## The records
>>>

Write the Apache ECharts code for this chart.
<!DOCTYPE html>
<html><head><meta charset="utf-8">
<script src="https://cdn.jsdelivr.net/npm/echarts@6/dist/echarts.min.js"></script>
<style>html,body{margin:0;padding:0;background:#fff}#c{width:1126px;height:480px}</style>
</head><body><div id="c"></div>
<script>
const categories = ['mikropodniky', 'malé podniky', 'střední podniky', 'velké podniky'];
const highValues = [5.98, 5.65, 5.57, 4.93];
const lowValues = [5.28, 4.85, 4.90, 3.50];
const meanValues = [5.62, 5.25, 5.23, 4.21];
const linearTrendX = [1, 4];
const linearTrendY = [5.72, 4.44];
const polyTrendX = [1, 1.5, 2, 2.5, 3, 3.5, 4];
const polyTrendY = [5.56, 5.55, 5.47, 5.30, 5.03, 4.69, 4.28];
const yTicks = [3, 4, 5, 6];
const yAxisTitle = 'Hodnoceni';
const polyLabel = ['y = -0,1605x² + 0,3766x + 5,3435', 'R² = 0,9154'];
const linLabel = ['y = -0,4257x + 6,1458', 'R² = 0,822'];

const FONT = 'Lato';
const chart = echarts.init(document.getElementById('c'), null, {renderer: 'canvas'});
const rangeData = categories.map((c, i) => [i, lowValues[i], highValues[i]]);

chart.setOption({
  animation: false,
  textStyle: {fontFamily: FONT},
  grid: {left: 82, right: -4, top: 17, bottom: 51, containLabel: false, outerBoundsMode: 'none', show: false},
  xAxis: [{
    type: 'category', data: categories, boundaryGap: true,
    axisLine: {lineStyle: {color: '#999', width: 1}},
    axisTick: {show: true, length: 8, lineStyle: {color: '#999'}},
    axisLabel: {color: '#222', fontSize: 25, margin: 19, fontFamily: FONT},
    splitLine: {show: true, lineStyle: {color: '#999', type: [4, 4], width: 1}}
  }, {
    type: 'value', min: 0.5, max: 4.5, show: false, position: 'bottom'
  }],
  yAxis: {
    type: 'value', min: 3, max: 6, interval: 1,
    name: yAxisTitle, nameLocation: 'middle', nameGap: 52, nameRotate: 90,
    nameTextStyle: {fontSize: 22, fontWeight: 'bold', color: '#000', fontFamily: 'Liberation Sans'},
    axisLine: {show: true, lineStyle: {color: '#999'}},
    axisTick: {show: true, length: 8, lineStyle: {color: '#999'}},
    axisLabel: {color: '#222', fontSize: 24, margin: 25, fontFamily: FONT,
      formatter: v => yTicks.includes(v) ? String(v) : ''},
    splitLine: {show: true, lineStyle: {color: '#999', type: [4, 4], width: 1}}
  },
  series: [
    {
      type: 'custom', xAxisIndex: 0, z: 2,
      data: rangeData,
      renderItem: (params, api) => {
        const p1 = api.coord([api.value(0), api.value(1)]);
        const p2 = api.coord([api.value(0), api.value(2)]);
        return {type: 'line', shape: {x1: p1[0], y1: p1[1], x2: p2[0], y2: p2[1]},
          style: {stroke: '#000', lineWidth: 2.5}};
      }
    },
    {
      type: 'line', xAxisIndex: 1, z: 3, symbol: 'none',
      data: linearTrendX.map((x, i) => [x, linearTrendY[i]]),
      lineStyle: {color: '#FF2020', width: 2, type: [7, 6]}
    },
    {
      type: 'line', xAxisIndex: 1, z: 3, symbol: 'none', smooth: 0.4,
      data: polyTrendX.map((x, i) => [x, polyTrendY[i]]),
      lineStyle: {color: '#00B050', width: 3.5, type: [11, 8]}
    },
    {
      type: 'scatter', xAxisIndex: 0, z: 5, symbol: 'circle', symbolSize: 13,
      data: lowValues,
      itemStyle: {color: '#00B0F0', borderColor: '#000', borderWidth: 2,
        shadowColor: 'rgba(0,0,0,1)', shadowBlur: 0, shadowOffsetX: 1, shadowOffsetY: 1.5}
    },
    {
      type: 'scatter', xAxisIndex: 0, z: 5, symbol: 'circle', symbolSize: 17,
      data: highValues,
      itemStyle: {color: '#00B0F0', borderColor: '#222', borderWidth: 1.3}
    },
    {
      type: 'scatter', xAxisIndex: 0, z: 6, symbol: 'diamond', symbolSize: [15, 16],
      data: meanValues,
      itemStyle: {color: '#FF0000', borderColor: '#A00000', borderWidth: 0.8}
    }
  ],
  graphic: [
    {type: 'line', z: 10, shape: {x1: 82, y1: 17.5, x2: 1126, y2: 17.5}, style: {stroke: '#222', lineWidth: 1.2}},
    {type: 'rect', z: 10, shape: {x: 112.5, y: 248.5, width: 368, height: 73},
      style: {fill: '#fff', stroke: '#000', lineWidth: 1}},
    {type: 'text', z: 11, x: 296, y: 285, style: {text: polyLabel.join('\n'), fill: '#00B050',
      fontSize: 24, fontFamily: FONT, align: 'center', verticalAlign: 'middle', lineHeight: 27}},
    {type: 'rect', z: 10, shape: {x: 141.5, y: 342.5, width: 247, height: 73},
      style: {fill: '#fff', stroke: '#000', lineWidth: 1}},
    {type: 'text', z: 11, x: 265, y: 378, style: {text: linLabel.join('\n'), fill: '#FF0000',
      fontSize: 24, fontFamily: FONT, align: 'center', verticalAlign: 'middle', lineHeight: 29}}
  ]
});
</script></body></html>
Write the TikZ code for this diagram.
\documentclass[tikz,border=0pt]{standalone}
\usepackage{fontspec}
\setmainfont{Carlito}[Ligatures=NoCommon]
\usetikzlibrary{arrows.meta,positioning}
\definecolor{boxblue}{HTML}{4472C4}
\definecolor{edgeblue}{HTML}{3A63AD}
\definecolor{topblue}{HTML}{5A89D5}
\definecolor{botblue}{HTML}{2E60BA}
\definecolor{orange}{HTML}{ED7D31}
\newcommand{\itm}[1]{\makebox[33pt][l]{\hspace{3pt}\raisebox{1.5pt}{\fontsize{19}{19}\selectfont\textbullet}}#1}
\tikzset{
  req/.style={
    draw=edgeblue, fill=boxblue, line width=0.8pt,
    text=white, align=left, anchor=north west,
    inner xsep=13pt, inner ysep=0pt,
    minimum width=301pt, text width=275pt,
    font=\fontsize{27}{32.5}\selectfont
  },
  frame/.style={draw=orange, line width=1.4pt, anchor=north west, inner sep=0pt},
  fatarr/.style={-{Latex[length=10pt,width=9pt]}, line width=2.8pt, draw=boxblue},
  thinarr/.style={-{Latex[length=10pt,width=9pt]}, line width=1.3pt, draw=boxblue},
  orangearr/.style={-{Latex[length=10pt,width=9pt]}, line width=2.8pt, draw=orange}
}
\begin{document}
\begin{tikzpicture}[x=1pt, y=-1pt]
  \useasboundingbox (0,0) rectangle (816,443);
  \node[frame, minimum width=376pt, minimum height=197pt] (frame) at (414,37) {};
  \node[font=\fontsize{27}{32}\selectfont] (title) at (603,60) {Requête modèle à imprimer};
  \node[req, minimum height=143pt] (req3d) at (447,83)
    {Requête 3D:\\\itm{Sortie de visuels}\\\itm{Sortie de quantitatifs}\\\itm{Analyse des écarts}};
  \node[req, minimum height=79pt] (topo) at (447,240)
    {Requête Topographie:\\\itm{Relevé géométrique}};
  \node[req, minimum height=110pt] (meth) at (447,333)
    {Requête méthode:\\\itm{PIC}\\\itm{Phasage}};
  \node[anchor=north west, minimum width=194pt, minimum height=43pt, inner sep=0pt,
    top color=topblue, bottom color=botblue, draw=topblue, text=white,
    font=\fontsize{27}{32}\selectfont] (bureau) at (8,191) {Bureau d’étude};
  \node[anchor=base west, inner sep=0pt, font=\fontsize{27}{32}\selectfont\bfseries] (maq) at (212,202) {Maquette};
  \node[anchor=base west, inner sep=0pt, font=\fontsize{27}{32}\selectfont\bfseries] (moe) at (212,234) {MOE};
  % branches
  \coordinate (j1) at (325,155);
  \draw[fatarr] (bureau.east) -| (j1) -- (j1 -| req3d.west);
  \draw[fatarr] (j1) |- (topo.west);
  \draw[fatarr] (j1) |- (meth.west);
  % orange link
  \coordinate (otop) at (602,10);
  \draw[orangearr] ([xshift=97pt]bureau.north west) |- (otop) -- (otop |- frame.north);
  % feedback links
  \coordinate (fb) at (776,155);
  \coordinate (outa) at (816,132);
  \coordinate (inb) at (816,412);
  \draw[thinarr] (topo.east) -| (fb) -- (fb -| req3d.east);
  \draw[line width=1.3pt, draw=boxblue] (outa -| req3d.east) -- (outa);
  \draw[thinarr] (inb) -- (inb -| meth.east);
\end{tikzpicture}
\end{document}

<<<

## Task prompt
Reproduce the records above exactly, from the first line through the line containing "const rangeData = categories.map((c, i)", and output nothing else.

## Finished task
Write the Apache ECharts code for this chart.
<!DOCTYPE html>
<html><head><meta charset="utf-8">
<script src="https://cdn.jsdelivr.net/npm/echarts@6/dist/echarts.min.js"></script>
<style>html,body{margin:0;padding:0;background:#fff}#c{width:1126px;height:480px}</style>
</head><body><div id="c"></div>
<script>
const categories = ['mikropodniky', 'malé podniky', 'střední podniky', 'velké podniky'];
const highValues = [5.98, 5.65, 5.57, 4.93];
const lowValues = [5.28, 4.85, 4.90, 3.50];
const meanValues = [5.62, 5.25, 5.23, 4.21];
const linearTrendX = [1, 4];
const linearTrendY = [5.72, 4.44];
const polyTrendX = [1, 1.5, 2, 2.5, 3, 3.5, 4];
const polyTrendY = [5.56, 5.55, 5.47, 5.30, 5.03, 4.69, 4.28];
const yTicks = [3, 4, 5, 6];
const yAxisTitle = 'Hodnoceni';
const polyLabel = ['y = -0,1605x² + 0,3766x + 5,3435', 'R² = 0,9154'];
const linLabel = ['y = -0,4257x + 6,1458', 'R² = 0,822'];

const FONT = 'Lato';
const chart = echarts.init(document.getElementById('c'), null, {renderer: 'canvas'});
const rangeData = categories.map((c, i) => [i, lowValues[i], highValues[i]]);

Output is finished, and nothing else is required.